The Widmar company, which manufactures panels in Ohio and Asia, benefits from a different technology from the silicon-based products that dominate the market. As a result, solar developers have increasingly sought out First Solar panels, which are not subject to tariffs.

First Solar will not build its next plant in the United States, Widmar said, calling the Biden administration’s efforts to boost solar manufacturing insufficient.

“If the actions taken by the administration created momentum, you would see that in the market, you would see announcements made for new factories,” he said.

“Instead, you see the opposite,” Widmar added, pointing to the closure this year of LG’s solar plant in Alabama.

The Biden administration has said it wants clean energy technology to be produced domestically and last week announced $56 million in new funding aimed at boosting domestic manufacturing. In June, Biden also invoked the Defense Production Act to boost home solar manufacturing.

Widmar said those efforts “were not going to move the needle.”
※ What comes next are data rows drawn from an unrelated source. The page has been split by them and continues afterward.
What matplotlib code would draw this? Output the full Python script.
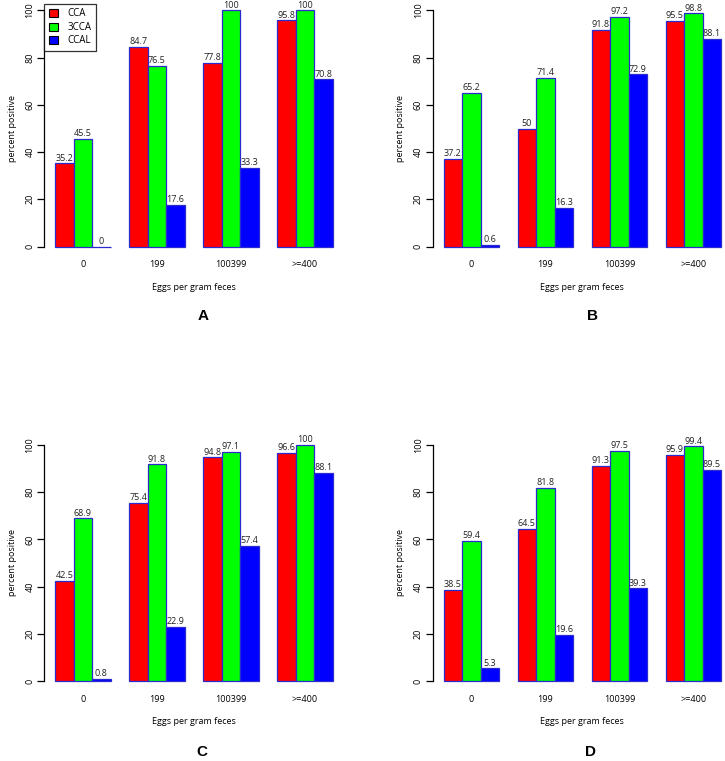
import numpy as np
import matplotlib.pyplot as plt

plt.rcParams['font.family'] = ['Open Sans', 'DejaVu Sans']

groups = ['0', '199', '100399', '>=400']
series = ['CCA', '3CCA', 'CCAL']
colors = ['#ff0000', '#00ff00', '#0000ff']

cca_a = [35.2, 84.7, 77.8, 95.8]
tcca_a = [45.5, 76.5, 100, 100]
ccal_a = [0, 17.6, 33.3, 70.8]

cca_b = [37.2, 50, 91.8, 95.5]
tcca_b = [65.2, 71.4, 97.2, 98.8]
ccal_b = [0.6, 16.3, 72.9, 88.1]

cca_c = [42.5, 75.4, 94.8, 96.6]
tcca_c = [68.9, 91.8, 97.1, 100]
ccal_c = [0.8, 22.9, 57.4, 88.1]

cca_d = [38.5, 64.5, 91.3, 95.9]
tcca_d = [59.4, 81.8, 97.5, 99.4]
ccal_d = [5.3, 19.6, 39.3, 89.5]

panels = [
    ('A', [cca_a, tcca_a, ccal_a]),
    ('B', [cca_b, tcca_b, ccal_b]),
    ('C', [cca_c, tcca_c, ccal_c]),
    ('D', [cca_d, tcca_d, ccal_d]),
]

W, H = 725, 761
fig = plt.figure(figsize=(W / 100, H / 100), dpi=100)

# pixel geometry of each panel: left edge of axes (x=0.4) and y of 0
unit_x = 18.5
unit_y = 2.36
geo = {'A': (44, 246.5), 'B': (432.5, 246.5), 'C': (44, 681), 'D': (432.5, 681)}
letter_pos = {'A': (203, 316), 'B': (592, 316), 'C': (202, 752), 'D': (590, 752)}

for name, data in panels:
    x0, y0 = geo[name]
    width_px = 16.2 * unit_x
    bottom_px = y0 + 4 * unit_y
    height_px = 108 * unit_y
    ax = fig.add_axes([x0 / W, (H - bottom_px) / H, width_px / W, height_px / H])
    ax.set_xlim(0.4, 16.6)
    ax.set_ylim(-4, 104)

    n = len(groups)
    for s, vals in enumerate(data):
        xs = 1 + 4 * np.arange(n) + s
        ax.bar(xs, vals, width=1, align='edge', color=colors[s],
               edgecolor='#2a2ad0', linewidth=0.9, label=series[s])
        for x, v in zip(xs, vals):
            ax.text(x + 0.5, v + 0.3, '%g' % v, ha='center', va='bottom',
                    fontsize=6.5, color='#222222')

    for sp in ['top', 'right', 'bottom']:
        ax.spines[sp].set_visible(False)
    ax.spines['left'].set_bounds(0, 100)
    ax.spines['left'].set_linewidth(0.9)
    ax.set_yticks([0, 20, 40, 60, 80, 100])
    ax.tick_params(axis='y', length=5, width=0.9, labelsize=6.5, pad=2)
    for lbl in ax.get_yticklabels():
        lbl.set_rotation(90)
        lbl.set_va('center')
    ax.set_xticks(2.5 + 4 * np.arange(n))
    ax.set_xticklabels(groups)
    ax.tick_params(axis='x', length=0, labelsize=6.5, pad=3)
    ax.set_xlabel('Eggs per gram feces', fontsize=6.5, labelpad=10)
    ax.set_ylabel('percent positive', fontsize=6.5, labelpad=6)

    lx, ly = letter_pos[name]
    fig.text(lx / W, 1 - ly / H, name, ha='center', va='center',
             fontsize=11, fontweight='bold', family='Liberation Sans')

    if name == 'A':
        leg = ax.legend(loc='upper left', bbox_to_anchor=(0.0, 0.99), fontsize=7,
                        frameon=True, fancybox=False, handlelength=0.9,
                        handleheight=0.9, borderpad=0.5, labelspacing=0.25,
                        handletextpad=1.0, borderaxespad=0.0)
        leg.get_frame().set_edgecolor('black')
        leg.get_frame().set_linewidth(0.9)
        for h in leg.legend_handles:
            h.set_edgecolor('black')
            h.set_linewidth(0.8)

fig.savefig('out.png', dpi=100)
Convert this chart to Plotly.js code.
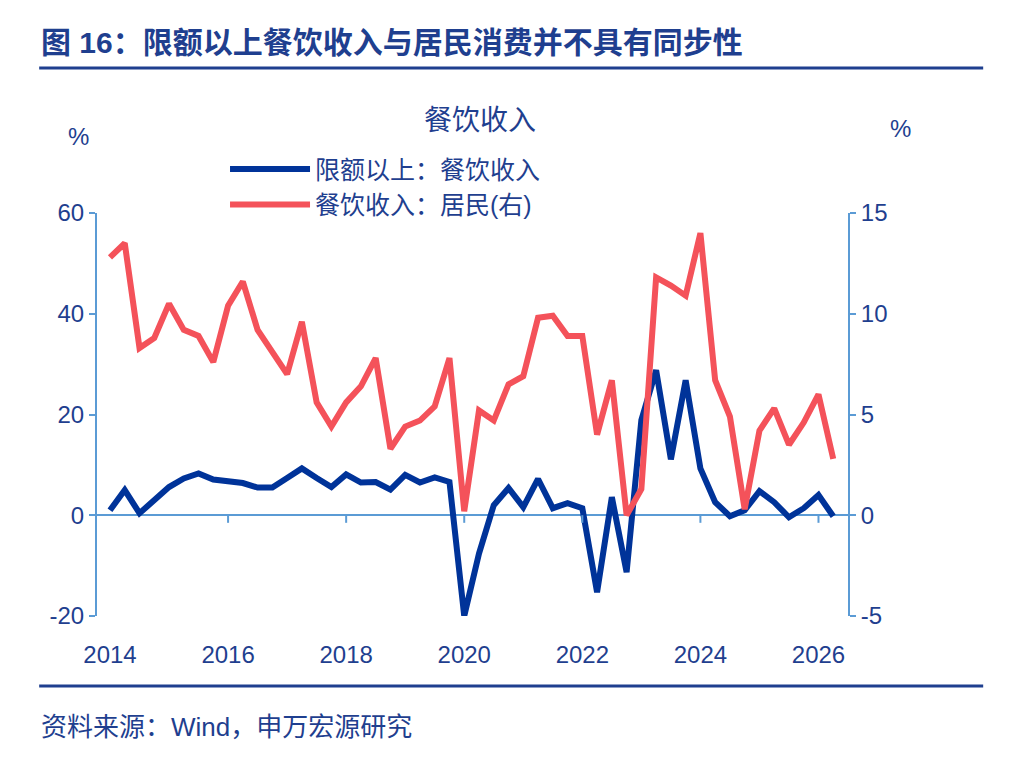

About 90% of US solar panels are made overseas. Most of the industry’s raw material, polysilicon, is produced in China.

Project developers are increasingly recognizing that reliance on China is a major vulnerability to the industry’s long-term ambitions, Widmar said, pointing to the growing demand his company has seen this year.

“We’re going to be nearly complete through 2026 by the end of this year,” he said.

First Solar has been talking with project developers about ways to collaborate to solve the problem, possibly by jointly investing in new manufacturing. The two branches of industry have often found themselves at odds in policy debates, such as import tariffs.

“I’m a little worried that we’re missing a window of opportunity here for American manufacturing that we may never get back.”

Shares of First Solar closed at $67 Monday on the Nasdaq, up 2.6%.